**Task instructions:**
Print, exactly as they stand, the lines from the start of the listing to the line containing "(hub) at (212,455.5);", inclusive.

**Data:**

────────────────

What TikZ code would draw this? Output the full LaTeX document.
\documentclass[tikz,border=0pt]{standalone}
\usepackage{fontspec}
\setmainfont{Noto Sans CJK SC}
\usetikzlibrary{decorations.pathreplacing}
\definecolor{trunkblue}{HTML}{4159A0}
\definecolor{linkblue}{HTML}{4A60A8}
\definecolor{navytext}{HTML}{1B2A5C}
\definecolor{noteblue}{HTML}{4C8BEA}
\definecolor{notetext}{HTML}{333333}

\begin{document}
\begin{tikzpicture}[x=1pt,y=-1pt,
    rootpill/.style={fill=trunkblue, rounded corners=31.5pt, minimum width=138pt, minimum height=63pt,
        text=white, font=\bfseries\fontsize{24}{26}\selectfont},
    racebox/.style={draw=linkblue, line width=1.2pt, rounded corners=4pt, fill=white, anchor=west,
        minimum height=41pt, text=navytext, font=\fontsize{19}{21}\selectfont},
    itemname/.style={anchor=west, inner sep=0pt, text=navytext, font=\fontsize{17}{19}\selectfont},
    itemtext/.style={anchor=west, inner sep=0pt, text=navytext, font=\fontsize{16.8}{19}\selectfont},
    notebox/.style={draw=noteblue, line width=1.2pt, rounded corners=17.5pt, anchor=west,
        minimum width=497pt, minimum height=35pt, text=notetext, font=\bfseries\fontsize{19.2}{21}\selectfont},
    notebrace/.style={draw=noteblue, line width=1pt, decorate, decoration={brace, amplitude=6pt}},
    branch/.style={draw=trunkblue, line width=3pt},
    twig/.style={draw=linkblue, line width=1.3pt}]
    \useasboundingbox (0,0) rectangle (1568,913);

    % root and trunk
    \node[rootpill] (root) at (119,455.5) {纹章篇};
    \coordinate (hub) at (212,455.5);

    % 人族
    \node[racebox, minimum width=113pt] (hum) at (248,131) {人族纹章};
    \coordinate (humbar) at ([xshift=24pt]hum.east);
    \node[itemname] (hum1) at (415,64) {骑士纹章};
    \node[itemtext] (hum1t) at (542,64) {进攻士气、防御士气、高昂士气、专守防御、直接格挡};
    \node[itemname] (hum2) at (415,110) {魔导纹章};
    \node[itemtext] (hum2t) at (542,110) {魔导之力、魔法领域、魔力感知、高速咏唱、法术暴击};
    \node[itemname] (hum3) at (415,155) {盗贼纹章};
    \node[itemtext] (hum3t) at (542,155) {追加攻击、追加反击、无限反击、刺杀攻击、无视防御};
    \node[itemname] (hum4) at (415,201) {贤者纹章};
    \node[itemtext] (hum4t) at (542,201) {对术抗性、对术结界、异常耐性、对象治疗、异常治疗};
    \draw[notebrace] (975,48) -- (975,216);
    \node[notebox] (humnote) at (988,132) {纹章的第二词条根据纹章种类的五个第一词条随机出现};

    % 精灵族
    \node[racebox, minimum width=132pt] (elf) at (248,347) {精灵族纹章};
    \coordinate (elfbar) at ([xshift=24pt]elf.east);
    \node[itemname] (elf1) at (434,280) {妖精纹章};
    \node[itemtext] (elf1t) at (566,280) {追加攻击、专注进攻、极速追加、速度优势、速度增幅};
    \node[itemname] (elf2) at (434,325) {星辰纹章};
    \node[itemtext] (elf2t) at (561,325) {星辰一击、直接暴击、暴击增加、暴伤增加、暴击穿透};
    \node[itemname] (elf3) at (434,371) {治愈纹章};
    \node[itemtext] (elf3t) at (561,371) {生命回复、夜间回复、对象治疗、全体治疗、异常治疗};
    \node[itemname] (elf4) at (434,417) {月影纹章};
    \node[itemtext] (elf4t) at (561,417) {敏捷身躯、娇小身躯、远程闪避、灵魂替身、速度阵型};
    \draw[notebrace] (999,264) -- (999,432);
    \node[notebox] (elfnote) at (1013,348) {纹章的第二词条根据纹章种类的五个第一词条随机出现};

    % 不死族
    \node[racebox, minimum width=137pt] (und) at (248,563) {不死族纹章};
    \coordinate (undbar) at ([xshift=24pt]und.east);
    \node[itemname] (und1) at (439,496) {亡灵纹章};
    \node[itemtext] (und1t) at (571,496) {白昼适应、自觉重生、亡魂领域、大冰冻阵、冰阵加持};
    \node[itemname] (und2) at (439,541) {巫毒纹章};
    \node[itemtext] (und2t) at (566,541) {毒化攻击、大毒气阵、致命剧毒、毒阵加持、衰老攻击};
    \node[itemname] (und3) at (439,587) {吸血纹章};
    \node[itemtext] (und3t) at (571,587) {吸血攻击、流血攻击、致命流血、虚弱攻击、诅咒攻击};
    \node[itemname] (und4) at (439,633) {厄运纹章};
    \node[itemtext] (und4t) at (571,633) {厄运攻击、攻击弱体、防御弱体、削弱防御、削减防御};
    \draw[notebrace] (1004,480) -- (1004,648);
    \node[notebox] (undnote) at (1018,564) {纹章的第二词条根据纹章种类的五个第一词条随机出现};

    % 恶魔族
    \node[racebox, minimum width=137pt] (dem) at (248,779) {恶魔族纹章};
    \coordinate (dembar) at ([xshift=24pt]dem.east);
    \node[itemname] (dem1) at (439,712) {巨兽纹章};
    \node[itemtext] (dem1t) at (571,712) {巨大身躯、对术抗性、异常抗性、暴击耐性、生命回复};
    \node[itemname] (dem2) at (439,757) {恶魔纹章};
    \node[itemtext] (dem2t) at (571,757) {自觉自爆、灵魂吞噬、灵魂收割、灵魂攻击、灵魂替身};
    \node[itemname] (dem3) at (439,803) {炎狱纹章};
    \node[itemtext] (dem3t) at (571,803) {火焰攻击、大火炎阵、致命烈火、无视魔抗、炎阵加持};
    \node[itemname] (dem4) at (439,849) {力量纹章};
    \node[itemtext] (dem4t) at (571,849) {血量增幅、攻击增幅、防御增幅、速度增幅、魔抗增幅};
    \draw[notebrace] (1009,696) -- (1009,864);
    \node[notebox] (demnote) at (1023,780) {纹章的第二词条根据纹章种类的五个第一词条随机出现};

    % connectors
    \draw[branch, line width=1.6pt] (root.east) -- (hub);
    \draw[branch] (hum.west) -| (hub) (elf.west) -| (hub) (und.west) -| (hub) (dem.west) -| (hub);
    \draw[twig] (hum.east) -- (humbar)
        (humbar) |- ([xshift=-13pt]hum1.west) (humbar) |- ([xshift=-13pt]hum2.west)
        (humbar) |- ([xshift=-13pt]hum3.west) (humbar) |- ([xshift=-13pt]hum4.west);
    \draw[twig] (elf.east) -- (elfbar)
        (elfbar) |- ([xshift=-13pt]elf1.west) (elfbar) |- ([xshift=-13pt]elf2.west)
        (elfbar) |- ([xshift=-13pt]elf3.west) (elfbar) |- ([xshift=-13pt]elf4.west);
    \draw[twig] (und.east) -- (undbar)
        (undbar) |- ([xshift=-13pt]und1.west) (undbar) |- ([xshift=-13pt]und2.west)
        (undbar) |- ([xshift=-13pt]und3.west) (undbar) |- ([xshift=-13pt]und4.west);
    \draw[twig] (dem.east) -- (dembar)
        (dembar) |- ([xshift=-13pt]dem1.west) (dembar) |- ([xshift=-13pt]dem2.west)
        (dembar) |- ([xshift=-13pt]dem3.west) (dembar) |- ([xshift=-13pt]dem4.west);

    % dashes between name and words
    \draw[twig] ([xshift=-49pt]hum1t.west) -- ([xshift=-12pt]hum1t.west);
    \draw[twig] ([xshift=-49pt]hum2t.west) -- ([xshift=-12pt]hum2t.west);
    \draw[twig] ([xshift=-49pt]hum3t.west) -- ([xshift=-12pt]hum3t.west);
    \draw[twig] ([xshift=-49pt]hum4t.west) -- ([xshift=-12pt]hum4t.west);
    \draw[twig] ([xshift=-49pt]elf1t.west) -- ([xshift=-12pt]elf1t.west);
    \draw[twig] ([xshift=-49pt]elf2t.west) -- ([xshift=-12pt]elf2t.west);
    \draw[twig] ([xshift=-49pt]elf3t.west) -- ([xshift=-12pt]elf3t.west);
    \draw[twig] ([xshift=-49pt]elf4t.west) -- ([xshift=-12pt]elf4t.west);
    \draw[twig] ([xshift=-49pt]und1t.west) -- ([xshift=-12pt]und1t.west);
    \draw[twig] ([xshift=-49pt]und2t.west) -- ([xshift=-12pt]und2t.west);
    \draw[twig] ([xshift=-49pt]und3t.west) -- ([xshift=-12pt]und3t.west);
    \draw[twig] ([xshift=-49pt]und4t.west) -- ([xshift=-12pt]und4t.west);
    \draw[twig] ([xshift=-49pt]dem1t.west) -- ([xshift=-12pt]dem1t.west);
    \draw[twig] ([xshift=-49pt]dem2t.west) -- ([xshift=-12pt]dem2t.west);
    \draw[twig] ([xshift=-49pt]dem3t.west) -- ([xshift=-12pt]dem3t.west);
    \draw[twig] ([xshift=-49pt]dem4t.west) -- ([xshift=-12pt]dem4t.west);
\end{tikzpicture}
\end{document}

────────────────

**Exercise result:**
What TikZ code would draw this? Output the full LaTeX document.
\documentclass[tikz,border=0pt]{standalone}
\usepackage{fontspec}
\setmainfont{Noto Sans CJK SC}
\usetikzlibrary{decorations.pathreplacing}
\definecolor{trunkblue}{HTML}{4159A0}
\definecolor{linkblue}{HTML}{4A60A8}
\definecolor{navytext}{HTML}{1B2A5C}
\definecolor{noteblue}{HTML}{4C8BEA}
\definecolor{notetext}{HTML}{333333}

\begin{document}
\begin{tikzpicture}[x=1pt,y=-1pt,
    rootpill/.style={fill=trunkblue, rounded corners=31.5pt, minimum width=138pt, minimum height=63pt,
        text=white, font=\bfseries\fontsize{24}{26}\selectfont},
    racebox/.style={draw=linkblue, line width=1.2pt, rounded corners=4pt, fill=white, anchor=west,
        minimum height=41pt, text=navytext, font=\fontsize{19}{21}\selectfont},
    itemname/.style={anchor=west, inner sep=0pt, text=navytext, font=\fontsize{17}{19}\selectfont},
    itemtext/.style={anchor=west, inner sep=0pt, text=navytext, font=\fontsize{16.8}{19}\selectfont},
    notebox/.style={draw=noteblue, line width=1.2pt, rounded corners=17.5pt, anchor=west,
        minimum width=497pt, minimum height=35pt, text=notetext, font=\bfseries\fontsize{19.2}{21}\selectfont},
    notebrace/.style={draw=noteblue, line width=1pt, decorate, decoration={brace, amplitude=6pt}},
    branch/.style={draw=trunkblue, line width=3pt},
    twig/.style={draw=linkblue, line width=1.3pt}]
    \useasboundingbox (0,0) rectangle (1568,913);

    % root and trunk
    \node[rootpill] (root) at (119,455.5) {纹章篇};
    \coordinate (hub) at (212,455.5);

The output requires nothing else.